Özellikle din konusunda dibe vurma süreci maalesef bu topraklarda da işliyor. Öyle ki kendini Ehl-i Sünnet’in resmî temsilcisi ve bekçisi olarak gören birisi çıkıyor, “Aşere-i mübeşşere listesine ben de dâhil edildim; zira benim cennetten müjdecim geldi” mealinde bir hezeyanda bulunabiliyor ve böyle bir hezeyanın sahibine belki milyonlarca insan dikkat kesiliyor.

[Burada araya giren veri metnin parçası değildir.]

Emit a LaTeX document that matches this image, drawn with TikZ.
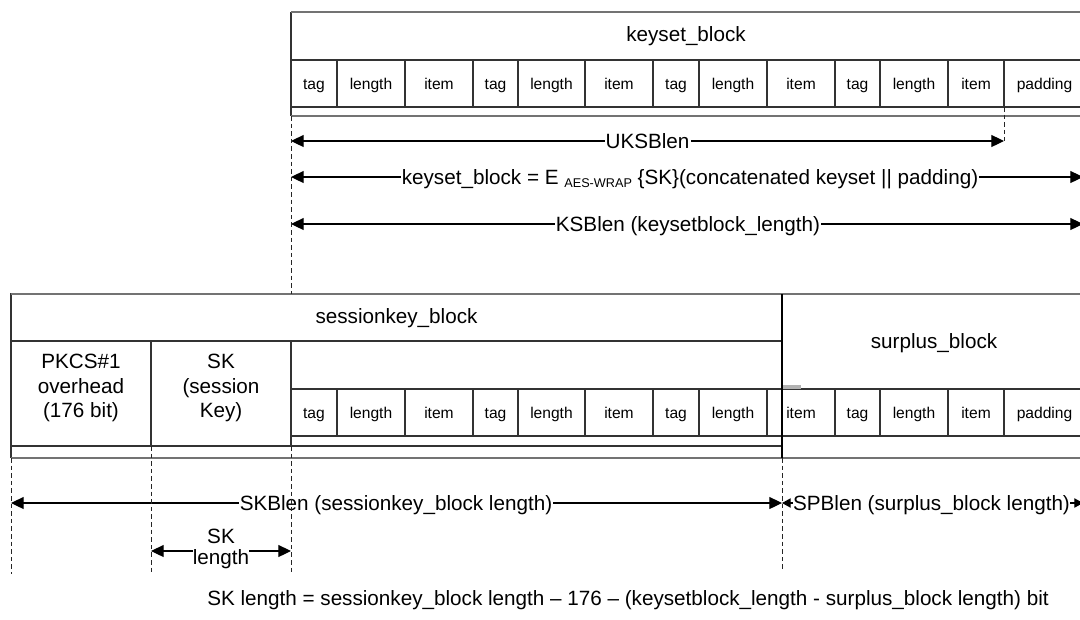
\documentclass[tikz,border=0pt]{standalone}
\usepackage{fontspec}
\setmainfont{Liberation Sans}
\usetikzlibrary{arrows.meta}
\begin{document}
\begin{tikzpicture}[x=0.75pt,y=-0.75pt,
  bigtxt/.style={font=\fontsize{15.5}{18.4}\selectfont},
  celltxt/.style={font=\fontsize{11.7}{14}\selectfont, text height=8.4pt, text depth=0pt, inner sep=0pt},
  thin/.style={draw=black!80, line width=0.8pt},
  outer/.style={draw=black!55, line width=1.5pt},
  sepline/.style={draw=black, line width=1.6pt},
  guide/.style={draw=black!85, line width=0.75pt, dash pattern=on 3.5pt off 2.2pt},
  dim/.style={draw=black, line width=0.8pt, {Triangle[length=9.5pt,width=9pt]}-{Triangle[length=9.5pt,width=9pt]}},
  dimsmall/.style={draw=black, line width=0.8pt, {Triangle[length=6.5pt,width=7pt]}-{Triangle[length=6.5pt,width=7pt]}},
  dimlbl/.style={bigtxt, fill=white, inner sep=0.8pt, text height=11.2pt, text depth=0pt},
  ttl/.style={bigtxt, inner sep=0pt, anchor=base},
  multi/.style={bigtxt, align=center, inner sep=0pt},
]
\useasboundingbox (0,0) rectangle (1080,619);

% ---------------- keyset block (top) ----------------
\draw[thin] (291,60) rectangle (1085,107);
\foreach \x in {337,405,473,518,585,653,699,767,835,880,948,1004}
  \draw[thin] (\x,60) -- (\x,107);
\draw[thin] (291,12) -- (291,116);
\draw[outer] (291,12) -- (1085,12);
\draw[outer] (291,116) -- (1085,116);
\node[ttl] (kbtitle) at (686,41) {keyset\_block};
\foreach \c/\t [count=\i] in {314/tag,371/length,439/item,495.5/tag,551.5/length,619/item,676/tag,733/length,801/item,857.5/tag,914/length,976/item,1044.5/padding}
  \node[celltxt, name=kc\i] at (\c,83.5) {\t};

% ---------------- session key block + surplus (bottom) ----------------
\draw[thin] (291,389) rectangle (1085,436);
\foreach \x in {337,405,473,518,585,653,699,767,835,880,948,1004}
  \draw[thin] (\x,389) -- (\x,436);
\draw[thin] (11,294) rectangle (782,446);
\draw[thin] (11,341) -- (782,341);
\draw[thin] (151,341) -- (151,446);
\draw[thin] (291,341) -- (291,446);
\draw[thin] (11,294) -- (11,458);
\draw[outer] (11,294) -- (1085,294);
\draw[outer] (11,458) -- (1085,458);
\fill[black!30] (782,385) rectangle (801,389);
\draw[sepline] (782,294) -- (782,458);

\node[ttl] (sktitle) at (396.5,323) {sessionkey\_block};
\node[ttl] (sptitle) at (934,348) {surplus\_block};
\node[multi] (pkcs) at (81,388) {PKCS\#1\\overhead\\(176 bit)};
\node[multi] (skcell) at (221,388) {SK\\(session\\Key)};
\foreach \c/\t [count=\i] in {314/tag,371/length,439/item,495.5/tag,551.5/length,619/item,676/tag,733/length,801/item,857.5/tag,914/length,976/item,1044.5/padding}
  \node[celltxt, name=sc\i] at (\c,412.5) {\t};

% ---------------- dimension lines ----------------
\coordinate (uksA) at (291,141);  \coordinate (uksB) at (1004,141);
\coordinate (kbA) at (291,177);   \coordinate (kbB) at (1083,177);
\coordinate (ksbA) at (291,224);  \coordinate (ksbB) at (1083,224);
\coordinate (skbA) at (11,503);   \coordinate (skbB) at (782,503);
\coordinate (spbA) at (782,503);  \coordinate (spbB) at (1083,503);
\coordinate (sklA) at (151,551);  \coordinate (sklB) at (291,551);

\draw[dim] (uksA) -- (uksB);
\node[dimlbl] (ukslbl) at (647.5,141) {UKSBlen};
\draw[dim] (kbA) -- (kbB);
\node[dimlbl] (kblbl) at (690,177) {keyset\_block = E \raisebox{-2pt}{\fontsize{9.5}{10}\selectfont AES-WRAP} \{SK\}(concatenated keyset || padding)};
\draw[dim] (ksbA) -- (ksbB);
\node[dimlbl] (ksblbl) at (688,224) {KSBlen (keysetblock\_length)};
\draw[dim] (skbA) -- (skbB);
\node[dimlbl] (skblbl) at (396,503) {SKBlen (sessionkey\_block length)};
\draw[dimsmall] (spbA) -- (spbB);
\node[dimlbl, inner sep=0.3pt] (spblbl) at (931.5,503) {SPBlen (surplus\_block length)};
\draw[dim] (sklA) -- (sklB);
\node[multi, fill=white, font=\fontsize{15.5}{15.8}\selectfont] (skllbl) at (221,549) {SK\\length};

\node[bigtxt, anchor=base west, inner sep=0pt] (formula) at (207,605)
  {SK length = sessionkey\_block length -- 176 -- (keysetblock\_length - surplus\_block length) bit};

% ---------------- dashed guides ----------------
\coordinate (g1a) at (291,116); \coordinate (g1b) at (291,294);
\coordinate (g2a) at (291,446); \coordinate (g2b) at (291,574);
\coordinate (g3a) at (11,458);  \coordinate (g3b) at (11,574);
\coordinate (g4a) at (151,446); \coordinate (g4b) at (151,572);
\coordinate (g5a) at (782,458); \coordinate (g5b) at (782,571);
\coordinate (g6a) at (1004,107); \coordinate (g6b) at (1004,141);
\draw[guide] (g1a) -- (g1b);
\draw[guide] (g2a) -- (g2b);
\draw[guide] (g3a) -- (g3b);
\draw[guide] (g4a) -- (g4b);
\draw[guide] (g5a) -- (g5b);
\draw[guide] (g6a) -- (g6b);
\end{tikzpicture}
\end{document}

Üstelik bu tipler bir taraftan imitasyon peygamber terliğinden yanmaz kefen pazarlamacılığına kadar her türlü şarlatanlık ve bezirgânlığa imza atarken bir taraftan da sözüm ona sahih Sünnî itikadın Türkiye temsilciliğini elden bırakmıyor.

***

Bunların nezdinde Ehl-i Sünnet itikadının referans kaynağı ve sahihlik vasfı, kelâmî ve/veya fıkhî meselelerle ilgili herhangi bir bilginin Beyrut veya Haydarabad baskısı bir Arapça eserde yer almasına ve bu klasik eserin müellifinin Sünnîliğe mensup olmasına göre belirleniyor.

Yani, “Efendim, İbn Âbidin böyle söylüyor” denildiğinde, söz konusu bilgi veya görüş kesin doğru olarak takdim ediliyor. Kısacası, bugünkü yaygın Ehl-i Sünnet söylemi klasik dönem Sünnî kelam, fıkıh, tefsir âlimlerine ait eserleri tarih-üstü metinler olarak algılama ve bu eserlerdeki her görüşü tartışılmaz doğru sayma cehaletiyle şekilleniyor. İşte bu cehaletin temsilini üstlenen skolastik zihniyet dinî düşünce alanında dibe vurmamızı kaçınılmaz hale getiriyor.